16. The system of claim 15, wherein extracting, by the artificial intelligence system, second content from a second web page among the plurality of web pages comprises extracting content that has not been structured for parsing by the artificial intelligence system.

17. The system of claim 15, wherein extracting, by the artificial intelligence system, first content from a first web page among the plurality of web pages comprises extracting content from the first web page irrespective of whether the first web page is structured for parsing by a content extractor.

18. The system of claim 15, wherein the instructions cause the one or more computers to perform operations further comprising:

presenting, to the entity, the characterization;

receiving, from the entity, modifications to the characterization; and

storing an augmented characterization based on the modifications to the characterization.

19. The system of claim 15, wherein generating the characterization comprises generating the characterization in a hierarchical graph structure comprising at least one parent node representing a first attribute of the characterization and at least one leaf node representing a second attribute of the characterization.

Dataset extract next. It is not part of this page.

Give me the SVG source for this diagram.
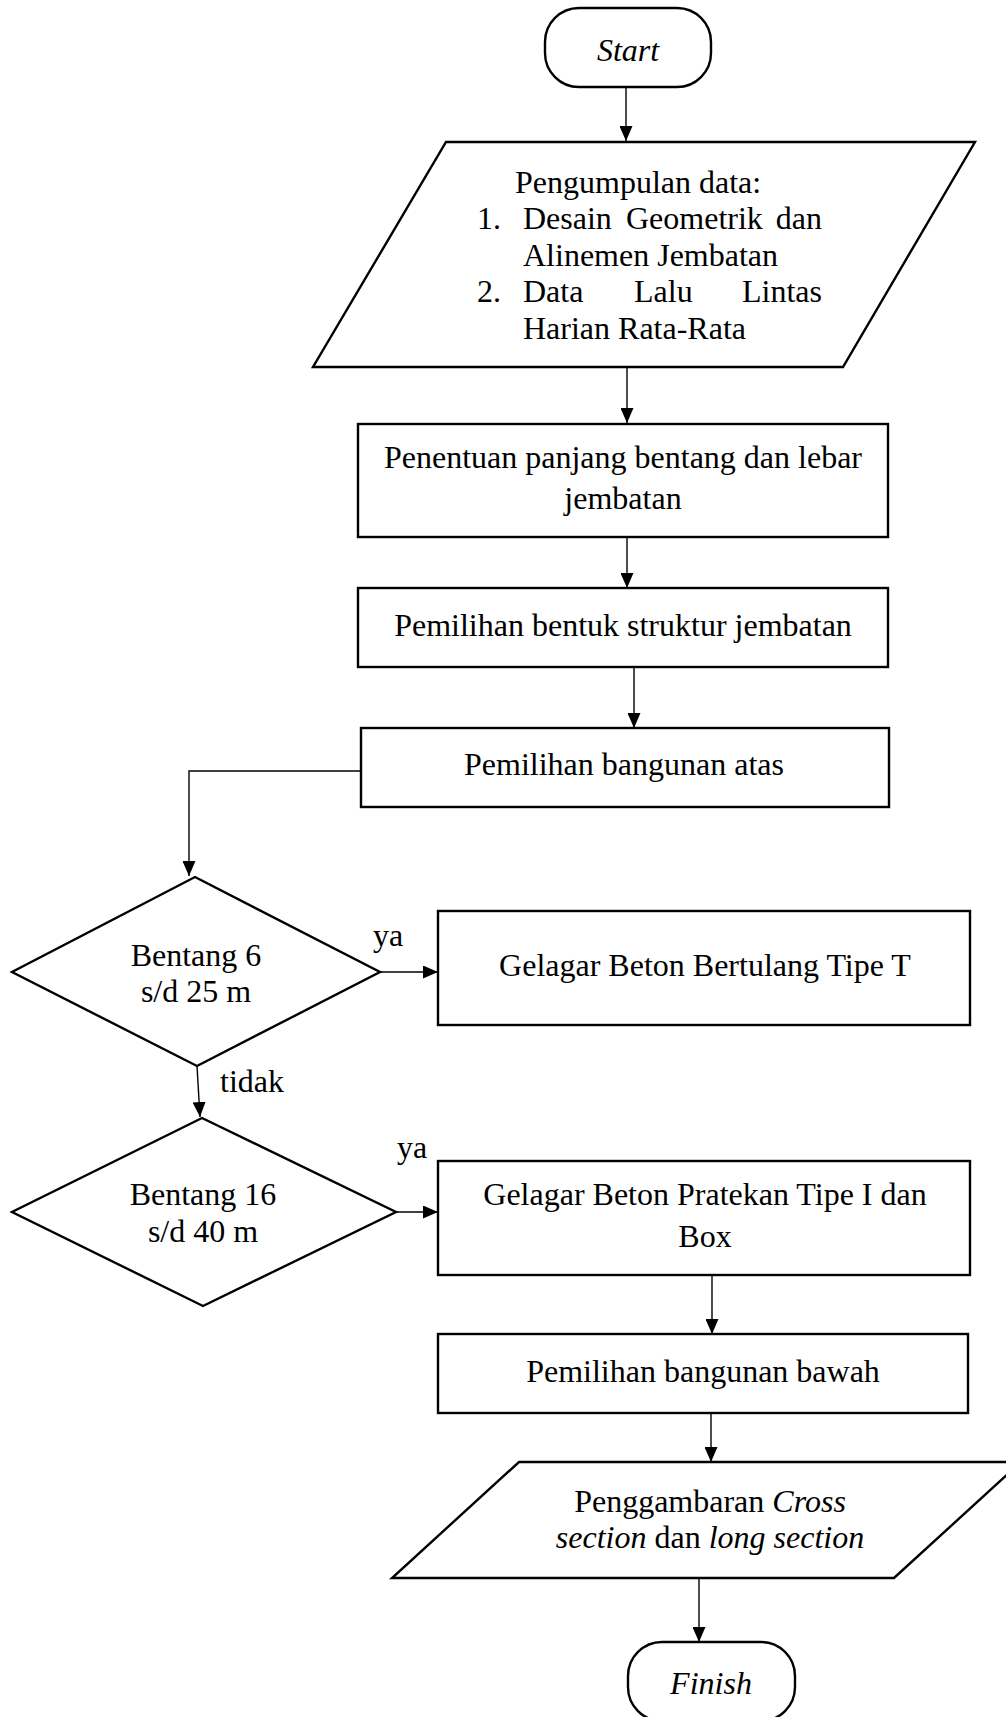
<svg xmlns="http://www.w3.org/2000/svg" width="1006" height="1717" viewBox="0 0 1006 1717">
  <style>
    .shape { fill: #ffffff; stroke: #000000; stroke-width: 2.4; }
    .edge { fill: none; stroke: #000000; stroke-width: 1.4; }
    text { font-family: "Liberation Serif", "Times New Roman", serif; font-size: 32px; fill: #000000; }
    .c { text-anchor: middle; }
    .e { text-anchor: end; }
    .i { font-style: italic; }
  </style>
  <defs>
    <marker id="arrow" markerUnits="userSpaceOnUse" markerWidth="15" markerHeight="13" refX="15" refY="6.5" orient="auto">
      <path d="M0,0 L15,6.5 L0,13 Z" fill="#000000"/>
    </marker>
  </defs>
  <rect width="1006" height="1717" fill="#ffffff"/>

  <!-- connectors and branch labels -->
  <g id="connectors">
    <line class="edge" x1="626" y1="87" x2="626" y2="141" marker-end="url(#arrow)"/>
    <line class="edge" x1="627" y1="367" x2="627" y2="423" marker-end="url(#arrow)"/>
    <line class="edge" x1="627" y1="537" x2="627" y2="588" marker-end="url(#arrow)"/>
    <line class="edge" x1="634" y1="667" x2="634" y2="728" marker-end="url(#arrow)"/>
    <polyline class="edge" points="361,771 189,771 189,876" marker-end="url(#arrow)"/>
    <line class="edge" x1="380" y1="972" x2="438" y2="972" marker-end="url(#arrow)"/>
    <line class="edge" x1="197" y1="1066" x2="200" y2="1117" marker-end="url(#arrow)"/>
    <line class="edge" x1="396" y1="1212" x2="438" y2="1212" marker-end="url(#arrow)"/>
    <line class="edge" x1="712" y1="1275" x2="712" y2="1334" marker-end="url(#arrow)"/>
    <line class="edge" x1="711" y1="1413" x2="711" y2="1462" marker-end="url(#arrow)"/>
    <line class="edge" x1="699" y1="1578" x2="699" y2="1642" marker-end="url(#arrow)"/>
    <text x="373" y="946">ya</text>
    <text x="220" y="1092">tidak</text>
    <text x="397" y="1158">ya</text>
  </g>

  <!-- start terminator -->
  <g id="start">
    <rect class="shape" x="545" y="8" width="166" height="79" rx="34" ry="34"/>
    <text class="c i" x="628" y="61">Start</text>
  </g>

  <!-- data collection input -->
  <g id="data-input">
    <polygon class="shape" points="446,142 975,142 843,367 313,367"/>
    <text x="515" y="193">Pengumpulan data:</text>
    <text x="477" y="229">1.</text>
    <text x="523" y="229">Desain</text>
    <text x="626" y="229">Geometrik</text>
    <text class="e" x="822" y="229">dan</text>
    <text x="523" y="266">Alinemen Jembatan</text>
    <text x="477" y="302">2.</text>
    <text x="523" y="302">Data</text>
    <text x="634" y="302">Lalu</text>
    <text class="e" x="822" y="302">Lintas</text>
    <text x="523" y="339">Harian Rata-Rata</text>
  </g>

  <!-- span and width -->
  <g id="span-width">
    <rect class="shape" x="358" y="424" width="530" height="113"/>
    <text class="c" x="623" y="468">Penentuan panjang bentang dan lebar</text>
    <text class="c" x="623" y="509">jembatan</text>
  </g>

  <!-- structure form -->
  <g id="structure-form">
    <rect class="shape" x="358" y="588" width="530" height="79"/>
    <text class="c" x="623" y="636">Pemilihan bentuk struktur jembatan</text>
  </g>

  <!-- superstructure -->
  <g id="superstructure">
    <rect class="shape" x="361" y="728" width="528" height="79"/>
    <text class="c" x="624" y="775">Pemilihan bangunan atas</text>
  </g>

  <!-- decision: span 6 to 25 m -->
  <g id="decision-25">
    <polygon class="shape" points="195,877 380,972 197,1066 12,972"/>
    <text class="c" x="196" y="966">Bentang 6</text>
    <text class="c" x="196" y="1002">s/d 25 m</text>
  </g>

  <!-- reinforced T girder -->
  <g id="t-girder">
    <rect class="shape" x="438" y="911" width="532" height="114"/>
    <text class="c" x="705" y="976">Gelagar Beton Bertulang Tipe T</text>
  </g>

  <!-- decision: span 16 to 40 m -->
  <g id="decision-40">
    <polygon class="shape" points="202,1118 396,1212 203,1306 12,1212"/>
    <text class="c" x="203" y="1205">Bentang 16</text>
    <text class="c" x="203" y="1242">s/d 40 m</text>
  </g>

  <!-- prestressed girder -->
  <g id="prestressed-girder">
    <rect class="shape" x="438" y="1161" width="532" height="114"/>
    <text class="c" x="705" y="1205">Gelagar Beton Pratekan Tipe I dan</text>
    <text class="c" x="705" y="1247">Box</text>
  </g>

  <!-- substructure -->
  <g id="substructure">
    <rect class="shape" x="438" y="1334" width="530" height="79"/>
    <text class="c" x="703" y="1382">Pemilihan bangunan bawah</text>
  </g>

  <!-- cross and long section drawing -->
  <g id="drawing-output">
    <polygon class="shape" points="519,1462 1021,1462 894,1578 392,1578"/>
    <text class="c" x="710" y="1512">Penggambaran <tspan class="i">Cross</tspan></text>
    <text class="c" x="710" y="1548"><tspan class="i">section</tspan> dan <tspan class="i">long section</tspan></text>
  </g>

  <!-- finish terminator -->
  <g id="finish">
    <rect class="shape" x="628" y="1642" width="167" height="79" rx="34" ry="34"/>
    <text class="c i" x="711" y="1694">Finish</text>
  </g>
</svg>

20. The system of claim 15, wherein the instructions cause the one or more computers to perform operations further comprising:

generating a digital component for the entity based on the characterization; and

distributing the digital component to third party client devices in conjunction with presentation of multiple different web pages provided by one or more different content providers, wherein each of the multiple different web pages is configured to have the digital component inserted at the third party client devices rendering the multiple different web pages.